Thus each artificial neuron computes $y = f\!\left(\sum_i w_i x_i + b\right)$ , where $f$ is an activation function such as the sigmoid $f(net)=\dfrac{1}{1+e^{-net}}$ .

Multi-Layer ANN

A multi-layer perceptron (MLP) has:

an input layer (one node per feature),
one or more hidden layers of neurons,
an output layer.

Layers are fully connected feed-forward; signals flow input $\rightarrow$ hidden $\rightarrow$ output. (Diagram in words: inputs $x_1,x_2$ feed every hidden neuron $h_1,h_2$ ; the hidden neurons feed the output neuron $o_1$ , each connection carrying a weight.)

Back-Propagation Learning Algorithm

Back-propagation trains the network by gradient descent, minimising the error $E = \frac{1}{2}\sum (t_k - o_k)^2$ where $t_k$ is the target and $o_k$ the actual output.

Steps:

Initialize all weights to small random values.
Forward pass: present an input, compute outputs layer by layer using $y=f(net)$ .
Compute output error: for each output neuron $k$ ,

\delta_k = (t_k - o_k)\,f'(net_k) = (t_k - o_k)\,o_k(1-o_k)

Back-propagate error to hidden neurons: for each hidden neuron $j$ ,

\delta_j = f'(net_j)\sum_k \delta_k w_{jk} = o_j(1-o_j)\sum_k \delta_k w_{jk}

Update weights using learning rate $\eta$ :

w_{ij} \leftarrow w_{ij} + \eta\,\delta_j\,x_i

Repeat for all training examples over many epochs until the error is acceptably small.

This lets the error signal propagate backward from output to input, adjusting every weight in the direction that reduces total error.

Answer 3

Adversarial Search

Adversarial search is search in a competitive environment where two or more agents have opposing goals — typically two-player, zero-sum, perfect-information games (e.g. chess, tic-tac-toe). One player (MAX) tries to maximise the score while the opponent (MIN) tries to minimise it. The problem is modelled as a game tree: nodes are states, edges are moves, and terminal nodes have a utility value.

Minimax Algorithm

Minimax computes the optimal move assuming the opponent also plays optimally.

At MAX nodes, take the maximum of the children's values.
At MIN nodes, take the minimum of the children's values.
At terminal nodes, use the utility value.

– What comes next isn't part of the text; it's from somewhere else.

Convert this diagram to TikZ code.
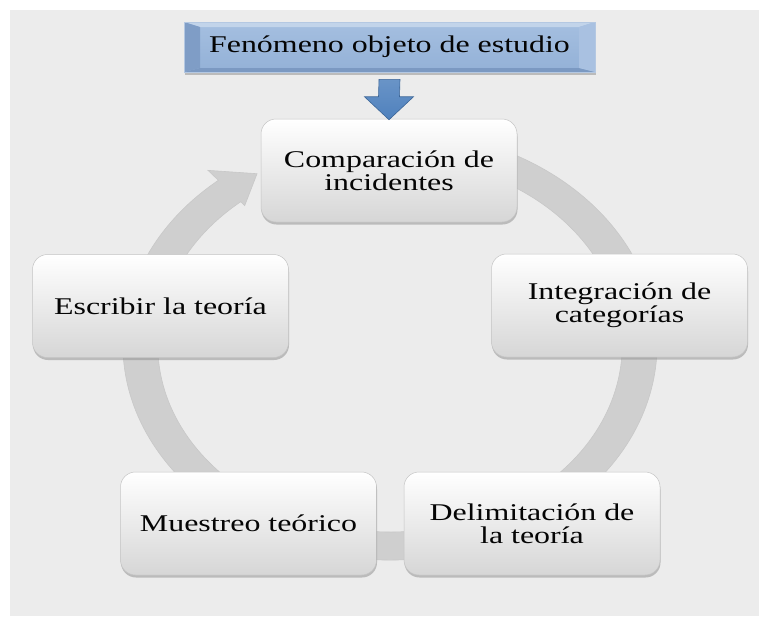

function MINIMAX(node, isMax):
    if node is terminal: return utility(node)
    if isMax:
        best = -inf
        for child in node: best = max(best, MINIMAX(child, false))
        return best
    else:
        best = +inf
        for child in node: best = min(best, MINIMAX(child, true))
        return best

It performs a complete depth-first exploration; time complexity $O(b^m)$ , space $O(bm)$ , for branching factor $b$ and depth $m$ .

Alpha-Beta Pruning

Alpha-beta pruning returns the same result as minimax but prunes branches that cannot affect the final decision, using two bounds:

$\alpha$ = best (highest) value found so far for MAX,
$\beta$ = best (lowest) value found so far for MIN.

Prune (stop exploring) whenever $\alpha \ge \beta$ . With good move ordering it reduces complexity to about $O(b^{m/2})$ , roughly doubling the searchable depth.

Example Game Tree

MAX root with two MIN children. Leaf values left to right:

Left MIN node children: $3, 12, 8$ $\Rightarrow$ MIN value $= 3$ .
Right MIN node children: $2, 4, 6$ .

At the root, $\alpha = 3$ after the left subtree. Exploring the right MIN node, its first child is $2$ , so its value $\le 2 < \alpha = 3$ . Since the root (MAX) already has $3$ , the remaining children $4, 6$ of the right node need not be examined — they are pruned. Root value $= 3$ , and MAX chooses the left branch.

Answer 4

Hill-Climbing Search

Hill climbing is a local search / optimization algorithm that starts from an arbitrary solution and iteratively moves to a neighbouring state with a higher (better) heuristic value, stopping when no neighbour is better. It is a greedy, memory-efficient method that keeps only the current state.

current = initial_state
loop:
    neighbor = highest-valued successor of current
    if value(neighbor) <= value(current): return current
    current = neighbor

Problems of Hill Climbing

Local maximum: a peak that is higher than its neighbours but lower than the global maximum; the algorithm stops there.
Plateau: a flat region where all neighbours have the same value, giving no direction to move.
Ridge: a sequence of high points where each single move leads downhill, even though progress is possible along the ridge.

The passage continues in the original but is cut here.